As has been demonstrated ad nauseum over the course of the last seven months or so by every rational observer of the Russian political scene, there is nothing moderate about the Unity-led parliament. In fact, Unity’s only real platform so far has been to bomb the hell out of Chechnya–hardly a moderate position. Besides, just look at those guys. Sergei Shoigu? Alexander Karelin? Moderates?

(4) "…he has an opportunity… to reform a dysfunctional tax code…."

It is the IMF and the World Bank that have insisted on the draconian tax rates that make the Russian system so dysfunctional. Besides, as has been reported (in the eXile, among other places), Russia’s tax revenues as a percentage of GDP actually exceed those of the United States.

(5) "Mr. Putin’s choice for Prime Minister, Mikhail Kasyanov, suggests a desire to press ahead with economic reform and reduce the corruption that distorts Russian commerce."

The Times here conveniently ignores Kasyanov’s actual reputation, symbolized by his nickname "Misha Two Percent"–a name he earned on the basis of the size of his reputed usual cut for help in insider deals. On the other hand, there is absolutely no evidence the Times could possibly be relying upon here (other than its own fanciful thinking) that could justify the assertion that Kasyanov is an opponent of corruption.

There are other aspects of this editorial that are crude, but not necessarily misstatements. There is the rehashing of the theme of the "energetic new leader," a leitmotif that had already accompanied the arrival of Gorbachev, Yeltsin, Chubais, Nemtsov, and Kiriyenko, among others. Once saddled with the "energetic" title, Putin loses his individual political character for Times readers, and becomes a legendary stock character the paper’s readership knows by its disguise, not its identity, which may change repeatedly behind the mask–a sort of political version of the Dread Pirate Roberts. In this case, the Times notes that "the energetic new president and his aging predecessor stepped into the bright sunshine of Cathedral Square." With that phrase, the Times officially dubs Putin the good guy in this story, basically handing over the VIP parking space–the "sunshine" of Western approval– it most recently gave to Kiriyenko and Chubais.

Then there’s this passage, which comes following the listing of reasons why Russians should "rejoice":

"Any accounting of the period since the end of the Cold War must begin with a recognition of this singular transformation–something that Americans should bear in mind in a campaign year when there is likely to be a boisterous debate about how to handle Russia."

The purpose of this passage is to inform the reader why he is being lied to, in case the reasons for the preceding misstatements escaped him. The Times, ever the status quo tool, is throwing in its chips with the Gore campaign.

Lastly, the Times editors conclude with the always-maddening "One thing’s for sure; time will tell" ending. This ending should be banned absolutely from newspaper writing, as its overuse has already left many readers’ eyes rubbed raw. There are no longer enough opthalmologists to handle the problem–emergency rooms all across New York are faced with lines of half-blinded liberal arts grads reaching out into the street.

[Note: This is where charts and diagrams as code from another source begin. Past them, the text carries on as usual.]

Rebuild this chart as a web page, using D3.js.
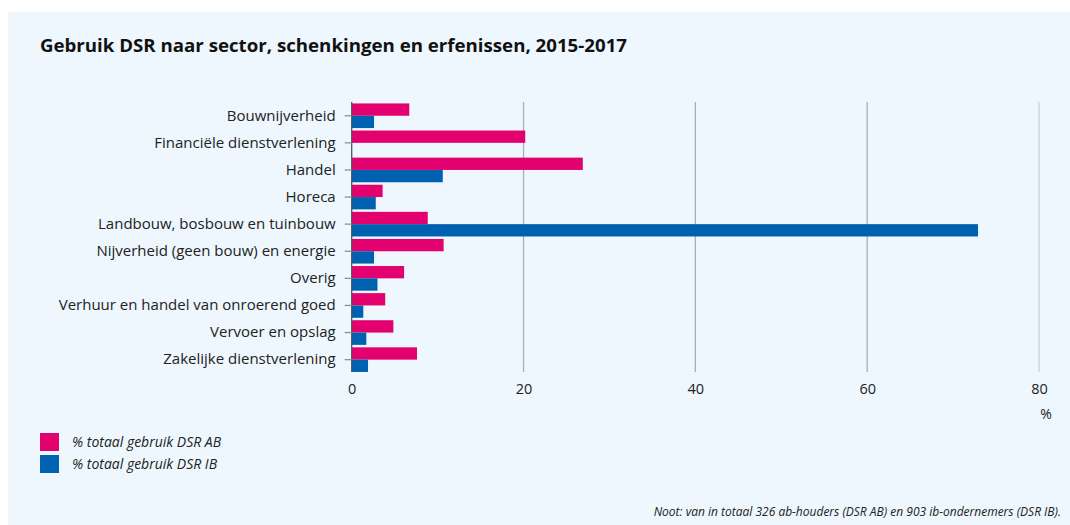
<!DOCTYPE html>
<html><head><meta charset="utf-8">
<script src="https://cdn.jsdelivr.net/npm/d3@7"></script>
<style>
html,body{margin:0;padding:0;background:#fff;}
svg{display:block;}
</style></head>
<body>
<svg id="c" width="1070" height="525"></svg>
<script>
const categories = ["Bouwnijverheid","Financiële dienstverlening","Handel","Horeca","Landbouw, bosbouw en tuinbouw","Nijverheid (geen bouw) en energie","Overig","Verhuur en handel van onroerend goed","Vervoer en opslag","Zakelijke dienstverlening"];
const seriesNames = ["% totaal gebruik DSR AB","% totaal gebruik DSR IB"];
const valuesAB = [6.7, 20.2, 26.9, 3.6, 8.85, 10.7, 6.1, 3.9, 4.85, 7.6];
const valuesIB = [2.6, 0, 10.6, 2.8, 72.9, 2.6, 3.0, 1.35, 1.7, 1.9];
const xTicks = [0, 20, 40, 60, 80];
const colors = ["#e3006f", "#0061b0"];

const svg = d3.select("#c");
const W = 1070, H = 525;
svg.append("rect").attr("x", 8).attr("y", 12).attr("width", W - 8).attr("height", H - 12).attr("fill", "#edf7fd");

svg.append("text").attr("x", 40).attr("y", 52)
  .attr("font-family", "'Open Sans', sans-serif").attr("font-weight", 700).attr("font-size", 17.5)
  .attr("fill", "#111").attr("textLength", 587).attr("lengthAdjust", "spacingAndGlyphs")
  .text("Gebruik DSR naar sector, schenkingen en erfenissen, 2015-2017");

const x = d3.scaleLinear().domain([0, 80]).range([351.7, 1039]);
const y = d3.scaleBand().domain(categories).range([102.2, 373.2]).padding(0);
const ys = d3.scaleBand().domain([0, 1]).range([0, y.bandwidth()]).paddingOuter(0.1).paddingInner(0);

const g = svg.append("g");
// gridlines
g.selectAll("line.grid").data(xTicks.filter(d => d > 0)).join("line")
  .attr("x1", d => x(d)).attr("x2", d => x(d)).attr("y1", 102).attr("y2", 372)
  .attr("stroke", d => d === 80 ? "#c9d3d8" : "#a9b0b4").attr("stroke-width", 1.3);

// bars
const series = [valuesAB, valuesIB];
series.forEach((vals, si) => {
  g.selectAll("rect.s" + si).data(categories).join("rect")
    .attr("x", x(0)).attr("y", (d) => y(d) + ys(si))
    .attr("width", (d, i) => x(vals[i]) - x(0))
    .attr("height", ys.bandwidth())
    .attr("fill", colors[si]);
});

// y axis
const yAxis = d3.axisLeft(y).tickSize(7).tickPadding(9);
const ya = g.append("g").attr("transform", `translate(${x(0)},0)`).call(yAxis);
ya.select(".domain").attr("stroke", "#555").attr("stroke-width", 1.3).attr("d", `M0,102V372`);
ya.selectAll(".tick line").attr("stroke", "#8a9296").attr("stroke-width", 1.3);
ya.selectAll(".tick text").attr("font-family", "'Open Sans', sans-serif").attr("font-size", 15).attr("fill", "#222");

// x axis
const xAxis = d3.axisBottom(x).tickValues(xTicks).tickSize(0).tickPadding(12);
const xa = g.append("g").attr("transform", `translate(0,372)`).call(xAxis);
xa.select(".domain").remove();
xa.selectAll(".tick text").attr("font-family", "'Open Sans', sans-serif").attr("font-size", 14.5).attr("fill", "#222");

svg.append("text").attr("x", 1046).attr("y", 419).attr("text-anchor", "middle")
  .attr("font-family", "'Open Sans', sans-serif").attr("font-size", 14).attr("fill", "#222").text("%");

// legend
seriesNames.forEach((n, i) => {
  svg.append("rect").attr("x", 40).attr("y", 433 + i * 22).attr("width", 19).attr("height", 18).attr("fill", colors[i]);
  svg.append("text").attr("x", 72).attr("y", 447 + i * 22)
    .attr("font-family", "'Open Sans', sans-serif").attr("font-style", "italic").attr("font-size", 14)
    .attr("fill", "#222").text(n);
});

svg.append("text").attr("x", 1061).attr("y", 516).attr("text-anchor", "end")
  .attr("font-family", "'Open Sans', sans-serif").attr("font-style", "italic").attr("font-size", 12)
  .attr("fill", "#222")
  .text("Noot: van in totaal 326 ab-houders (DSR AB) en 903 ib-ondernemers (DSR IB).");
</script>
</body></html>
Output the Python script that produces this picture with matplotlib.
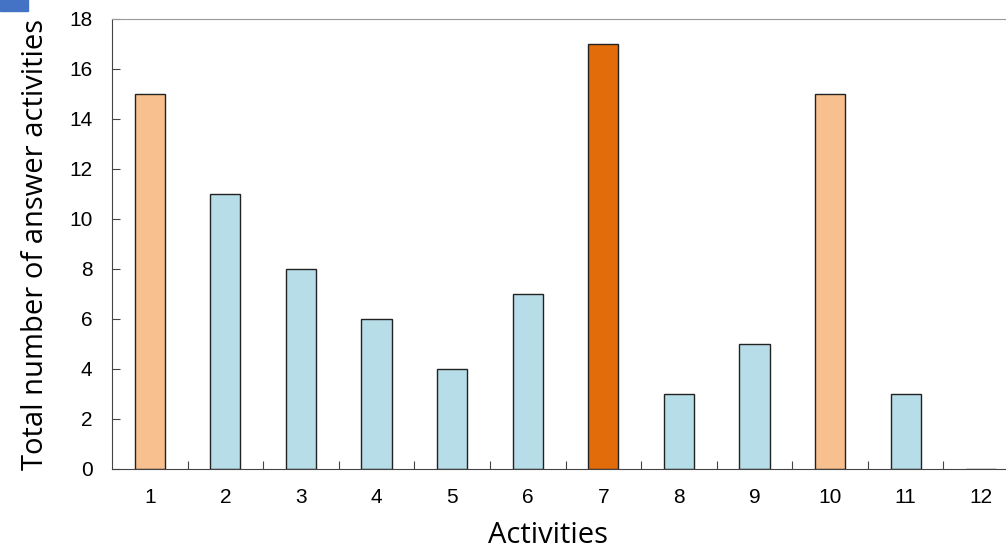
import matplotlib
matplotlib.use('Agg')
import matplotlib.pyplot as plt
from matplotlib.patches import Rectangle

activities = ['1', '2', '3', '4', '5', '6', '7', '8', '9', '10', '11', '12']
totals = [15, 11, 8, 6, 4, 7, 17, 3, 5, 15, 3, 0]
bar_colors = ['#F9C08F', '#B7DDE8', '#B7DDE8', '#B7DDE8', '#B7DDE8', '#B7DDE8',
              '#E36C0A', '#B7DDE8', '#B7DDE8', '#F9C08F', '#B7DDE8', '#B7DDE8']

fig = plt.figure(figsize=(10.06, 5.51), dpi=100)
ax = fig.add_axes([112 / 1006, 1 - 469 / 551, 907 / 1006, 450 / 551])

x = list(range(1, len(activities) + 1))
ax.bar(x, totals, width=0.4, color=bar_colors, edgecolor='#222222', linewidth=1)

ax.set_xlim(0.5, 12.5)
ax.set_ylim(0, 18)
ax.set_yticks(range(0, 19, 2))

# tick marks between categories, labels at the centres
ax.set_xticks([i + 0.5 for i in x[:-1]])
ax.set_xticklabels([])
ax.set_xticks(x, minor=True)
ax.set_xticklabels(activities, minor=True)
ax.tick_params(axis='x', which='major', direction='in', length=6, color='#444444')
ax.tick_params(axis='x', which='minor', length=0, pad=14)
ax.tick_params(axis='y', direction='in', length=6, color='#444444', pad=14)

for lab in ax.get_xticklabels(minor=True) + ax.get_yticklabels():
    lab.set_fontfamily('Liberation Sans')
    lab.set_fontsize(15)

ax.spines['left'].set_color('#444444')
ax.spines['bottom'].set_color('#444444')
ax.spines['top'].set_color('#999999')
ax.spines['right'].set_visible(False)

ax.set_xlabel('Activities', fontsize=21, family='Open Sans')
ax.xaxis.set_label_coords((548 - 112) / 907, -0.115)
ax.set_ylabel('Total number of answer activities', fontsize=21, family='Open Sans', labelpad=14)

fig.patches.append(Rectangle((0, 1 - 11 / 551), 28 / 1006, 11 / 551,
                             transform=fig.transFigure, color='#4472C4'))

fig.savefig('out.png', dpi=100)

By my own count, this conclusion has been used in Western editorials something like four thousand times since the fall of the Berlin wall. The latest incarnation reads as follows:

"The Kremlin is now his to command. What he does will help determine whether Russia is able to escape its grim history."

How many times can we be force-fed the same plotline? This is like the ninth time already! When will it end?

Oh yeah, we almost forgot: Time will tell!